» COLLECTED MATERIAL:
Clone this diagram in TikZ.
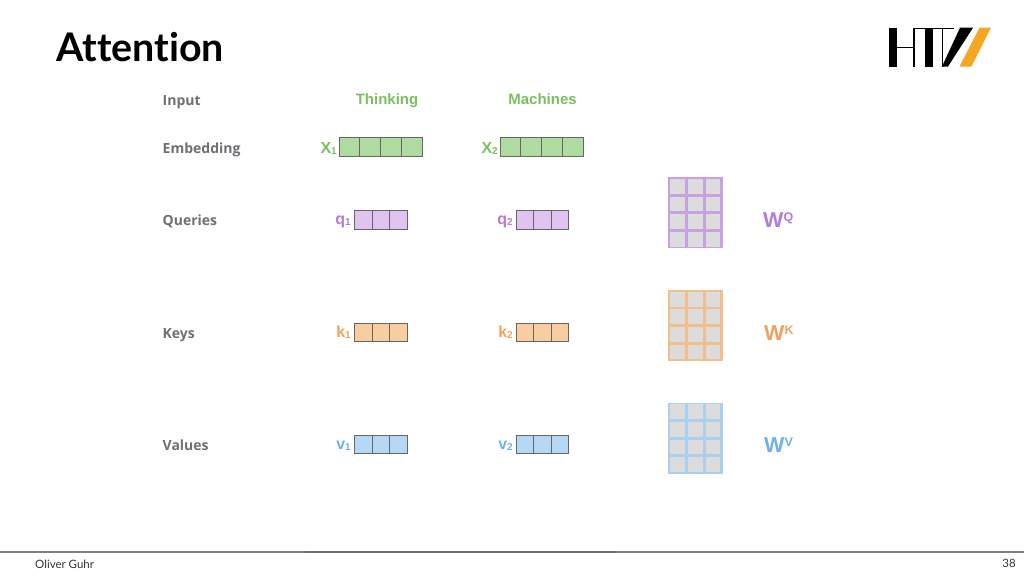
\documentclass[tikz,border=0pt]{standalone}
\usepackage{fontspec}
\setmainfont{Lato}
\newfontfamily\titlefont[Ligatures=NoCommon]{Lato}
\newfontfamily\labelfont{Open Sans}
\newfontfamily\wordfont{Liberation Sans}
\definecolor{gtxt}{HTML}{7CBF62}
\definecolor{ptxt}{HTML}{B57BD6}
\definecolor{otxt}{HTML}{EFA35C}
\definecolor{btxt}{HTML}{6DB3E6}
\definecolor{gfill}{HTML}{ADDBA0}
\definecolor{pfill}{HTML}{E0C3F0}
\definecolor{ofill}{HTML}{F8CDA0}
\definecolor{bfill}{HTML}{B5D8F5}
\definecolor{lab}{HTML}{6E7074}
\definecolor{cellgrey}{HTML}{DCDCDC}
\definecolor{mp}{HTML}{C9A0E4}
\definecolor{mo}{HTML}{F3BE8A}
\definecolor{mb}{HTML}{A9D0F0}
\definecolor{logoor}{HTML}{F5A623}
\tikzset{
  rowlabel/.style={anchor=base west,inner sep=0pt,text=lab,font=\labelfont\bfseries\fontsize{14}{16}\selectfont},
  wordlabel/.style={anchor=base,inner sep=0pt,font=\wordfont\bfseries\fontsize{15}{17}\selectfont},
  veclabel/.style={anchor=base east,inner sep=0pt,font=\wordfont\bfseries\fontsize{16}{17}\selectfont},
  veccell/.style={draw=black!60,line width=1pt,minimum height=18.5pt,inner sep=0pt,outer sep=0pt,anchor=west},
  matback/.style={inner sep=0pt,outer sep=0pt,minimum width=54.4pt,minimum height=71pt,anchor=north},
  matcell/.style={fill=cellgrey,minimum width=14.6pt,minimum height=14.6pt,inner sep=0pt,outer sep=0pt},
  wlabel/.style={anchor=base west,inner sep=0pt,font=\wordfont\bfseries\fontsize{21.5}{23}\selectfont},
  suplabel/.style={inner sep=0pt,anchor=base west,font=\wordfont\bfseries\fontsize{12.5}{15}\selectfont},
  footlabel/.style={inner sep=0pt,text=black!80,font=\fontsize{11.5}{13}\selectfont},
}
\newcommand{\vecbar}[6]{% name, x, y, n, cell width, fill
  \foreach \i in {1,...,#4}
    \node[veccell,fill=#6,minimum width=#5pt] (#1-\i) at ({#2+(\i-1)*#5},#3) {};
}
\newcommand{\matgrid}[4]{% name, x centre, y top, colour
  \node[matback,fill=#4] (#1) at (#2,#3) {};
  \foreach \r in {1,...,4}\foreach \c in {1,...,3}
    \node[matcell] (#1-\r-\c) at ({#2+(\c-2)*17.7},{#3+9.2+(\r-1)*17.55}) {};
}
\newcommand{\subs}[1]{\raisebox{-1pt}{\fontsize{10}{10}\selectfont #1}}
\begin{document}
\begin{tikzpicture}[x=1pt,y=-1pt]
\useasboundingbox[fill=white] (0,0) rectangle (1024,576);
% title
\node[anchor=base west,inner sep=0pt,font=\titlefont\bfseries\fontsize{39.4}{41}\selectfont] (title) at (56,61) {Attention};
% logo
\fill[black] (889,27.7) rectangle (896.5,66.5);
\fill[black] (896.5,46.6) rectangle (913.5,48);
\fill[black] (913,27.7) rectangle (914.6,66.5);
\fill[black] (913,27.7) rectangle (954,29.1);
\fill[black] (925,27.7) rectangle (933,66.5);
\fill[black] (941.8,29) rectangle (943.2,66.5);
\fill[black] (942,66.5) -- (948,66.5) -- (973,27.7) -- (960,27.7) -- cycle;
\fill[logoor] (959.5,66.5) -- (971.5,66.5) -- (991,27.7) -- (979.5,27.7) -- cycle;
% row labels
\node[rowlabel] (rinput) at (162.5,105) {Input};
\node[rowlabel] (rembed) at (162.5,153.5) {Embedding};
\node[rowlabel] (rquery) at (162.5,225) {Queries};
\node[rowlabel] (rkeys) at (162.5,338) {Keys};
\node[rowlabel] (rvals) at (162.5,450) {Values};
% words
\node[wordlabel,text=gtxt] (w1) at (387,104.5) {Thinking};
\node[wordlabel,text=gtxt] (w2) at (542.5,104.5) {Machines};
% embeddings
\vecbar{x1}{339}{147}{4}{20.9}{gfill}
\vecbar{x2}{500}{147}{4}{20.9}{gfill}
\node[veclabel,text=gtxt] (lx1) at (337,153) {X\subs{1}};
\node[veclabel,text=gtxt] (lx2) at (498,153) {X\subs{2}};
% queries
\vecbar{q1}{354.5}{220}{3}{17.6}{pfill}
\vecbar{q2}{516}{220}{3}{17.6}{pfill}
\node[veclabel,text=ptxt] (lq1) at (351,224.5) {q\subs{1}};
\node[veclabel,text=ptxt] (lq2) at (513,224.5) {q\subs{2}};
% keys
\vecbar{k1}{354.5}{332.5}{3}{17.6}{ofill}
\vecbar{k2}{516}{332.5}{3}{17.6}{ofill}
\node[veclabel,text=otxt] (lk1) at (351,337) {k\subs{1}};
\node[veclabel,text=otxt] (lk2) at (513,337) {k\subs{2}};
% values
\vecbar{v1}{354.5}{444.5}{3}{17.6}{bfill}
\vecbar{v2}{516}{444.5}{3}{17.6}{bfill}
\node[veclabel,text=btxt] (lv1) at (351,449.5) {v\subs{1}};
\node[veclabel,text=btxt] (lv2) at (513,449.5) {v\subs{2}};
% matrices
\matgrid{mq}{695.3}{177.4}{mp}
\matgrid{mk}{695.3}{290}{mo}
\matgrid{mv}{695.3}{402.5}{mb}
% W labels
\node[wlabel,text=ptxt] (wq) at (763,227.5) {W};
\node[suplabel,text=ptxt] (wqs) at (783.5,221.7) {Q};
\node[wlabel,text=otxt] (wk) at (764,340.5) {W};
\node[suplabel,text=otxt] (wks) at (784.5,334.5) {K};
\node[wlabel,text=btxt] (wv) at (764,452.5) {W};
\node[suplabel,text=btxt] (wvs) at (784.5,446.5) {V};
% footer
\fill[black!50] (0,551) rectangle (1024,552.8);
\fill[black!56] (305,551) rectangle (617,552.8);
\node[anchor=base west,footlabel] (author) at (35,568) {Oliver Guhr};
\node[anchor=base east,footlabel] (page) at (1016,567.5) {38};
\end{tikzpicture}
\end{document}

» GOAL: Write out the full listing verbatim, excluding its pictures.

» RESULT FOR THIS TASK:
Clone this diagram in TikZ.
\documentclass[tikz,border=0pt]{standalone}
\usepackage{fontspec}
\setmainfont{Lato}
\newfontfamily\titlefont[Ligatures=NoCommon]{Lato}
\newfontfamily\labelfont{Open Sans}
\newfontfamily\wordfont{Liberation Sans}
\definecolor{gtxt}{HTML}{7CBF62}
\definecolor{ptxt}{HTML}{B57BD6}
\definecolor{otxt}{HTML}{EFA35C}
\definecolor{btxt}{HTML}{6DB3E6}
\definecolor{gfill}{HTML}{ADDBA0}
\definecolor{pfill}{HTML}{E0C3F0}
\definecolor{ofill}{HTML}{F8CDA0}
\definecolor{bfill}{HTML}{B5D8F5}
\definecolor{lab}{HTML}{6E7074}
\definecolor{cellgrey}{HTML}{DCDCDC}
\definecolor{mp}{HTML}{C9A0E4}
\definecolor{mo}{HTML}{F3BE8A}
\definecolor{mb}{HTML}{A9D0F0}
\definecolor{logoor}{HTML}{F5A623}
\tikzset{
  rowlabel/.style={anchor=base west,inner sep=0pt,text=lab,font=\labelfont\bfseries\fontsize{14}{16}\selectfont},
  wordlabel/.style={anchor=base,inner sep=0pt,font=\wordfont\bfseries\fontsize{15}{17}\selectfont},
  veclabel/.style={anchor=base east,inner sep=0pt,font=\wordfont\bfseries\fontsize{16}{17}\selectfont},
  veccell/.style={draw=black!60,line width=1pt,minimum height=18.5pt,inner sep=0pt,outer sep=0pt,anchor=west},
  matback/.style={inner sep=0pt,outer sep=0pt,minimum width=54.4pt,minimum height=71pt,anchor=north},
  matcell/.style={fill=cellgrey,minimum width=14.6pt,minimum height=14.6pt,inner sep=0pt,outer sep=0pt},
  wlabel/.style={anchor=base west,inner sep=0pt,font=\wordfont\bfseries\fontsize{21.5}{23}\selectfont},
  suplabel/.style={inner sep=0pt,anchor=base west,font=\wordfont\bfseries\fontsize{12.5}{15}\selectfont},
  footlabel/.style={inner sep=0pt,text=black!80,font=\fontsize{11.5}{13}\selectfont},
}
\newcommand{\vecbar}[6]{% name, x, y, n, cell width, fill
  \foreach \i in {1,...,#4}
    \node[veccell,fill=#6,minimum width=#5pt] (#1-\i) at ({#2+(\i-1)*#5},#3) {};
}
\newcommand{\matgrid}[4]{% name, x centre, y top, colour
  \node[matback,fill=#4] (#1) at (#2,#3) {};
  \foreach \r in {1,...,4}\foreach \c in {1,...,3}
    \node[matcell] (#1-\r-\c) at ({#2+(\c-2)*17.7},{#3+9.2+(\r-1)*17.55}) {};
}
\newcommand{\subs}[1]{\raisebox{-1pt}{\fontsize{10}{10}\selectfont #1}}
\begin{document}
\begin{tikzpicture}[x=1pt,y=-1pt]
\useasboundingbox[fill=white] (0,0) rectangle (1024,576);
% title
\node[anchor=base west,inner sep=0pt,font=\titlefont\bfseries\fontsize{39.4}{41}\selectfont] (title) at (56,61) {Attention};
% logo
\fill[black] (889,27.7) rectangle (896.5,66.5);
\fill[black] (896.5,46.6) rectangle (913.5,48);
\fill[black] (913,27.7) rectangle (914.6,66.5);
\fill[black] (913,27.7) rectangle (954,29.1);
\fill[black] (925,27.7) rectangle (933,66.5);
\fill[black] (941.8,29) rectangle (943.2,66.5);
\fill[black] (942,66.5) -- (948,66.5) -- (973,27.7) -- (960,27.7) -- cycle;
\fill[logoor] (959.5,66.5) -- (971.5,66.5) -- (991,27.7) -- (979.5,27.7) -- cycle;
% row labels
\node[rowlabel] (rinput) at (162.5,105) {Input};
\node[rowlabel] (rembed) at (162.5,153.5) {Embedding};
\node[rowlabel] (rquery) at (162.5,225) {Queries};
\node[rowlabel] (rkeys) at (162.5,338) {Keys};
\node[rowlabel] (rvals) at (162.5,450) {Values};
% words
\node[wordlabel,text=gtxt] (w1) at (387,104.5) {Thinking};
\node[wordlabel,text=gtxt] (w2) at (542.5,104.5) {Machines};
% embeddings
\vecbar{x1}{339}{147}{4}{20.9}{gfill}
\vecbar{x2}{500}{147}{4}{20.9}{gfill}
\node[veclabel,text=gtxt] (lx1) at (337,153) {X\subs{1}};
\node[veclabel,text=gtxt] (lx2) at (498,153) {X\subs{2}};
% queries
\vecbar{q1}{354.5}{220}{3}{17.6}{pfill}
\vecbar{q2}{516}{220}{3}{17.6}{pfill}
\node[veclabel,text=ptxt] (lq1) at (351,224.5) {q\subs{1}};
\node[veclabel,text=ptxt] (lq2) at (513,224.5) {q\subs{2}};
% keys
\vecbar{k1}{354.5}{332.5}{3}{17.6}{ofill}
\vecbar{k2}{516}{332.5}{3}{17.6}{ofill}
\node[veclabel,text=otxt] (lk1) at (351,337) {k\subs{1}};
\node[veclabel,text=otxt] (lk2) at (513,337) {k\subs{2}};
% values
\vecbar{v1}{354.5}{444.5}{3}{17.6}{bfill}
\vecbar{v2}{516}{444.5}{3}{17.6}{bfill}
\node[veclabel,text=btxt] (lv1) at (351,449.5) {v\subs{1}};
\node[veclabel,text=btxt] (lv2) at (513,449.5) {v\subs{2}};
% matrices
\matgrid{mq}{695.3}{177.4}{mp}
\matgrid{mk}{695.3}{290}{mo}
\matgrid{mv}{695.3}{402.5}{mb}
% W labels
\node[wlabel,text=ptxt] (wq) at (763,227.5) {W};
\node[suplabel,text=ptxt] (wqs) at (783.5,221.7) {Q};
\node[wlabel,text=otxt] (wk) at (764,340.5) {W};
\node[suplabel,text=otxt] (wks) at (784.5,334.5) {K};
\node[wlabel,text=btxt] (wv) at (764,452.5) {W};
\node[suplabel,text=btxt] (wvs) at (784.5,446.5) {V};
% footer
\fill[black!50] (0,551) rectangle (1024,552.8);
\fill[black!56] (305,551) rectangle (617,552.8);
\node[anchor=base west,footlabel] (author) at (35,568) {Oliver Guhr};
\node[anchor=base east,footlabel] (page) at (1016,567.5) {38};
\end{tikzpicture}
\end{document}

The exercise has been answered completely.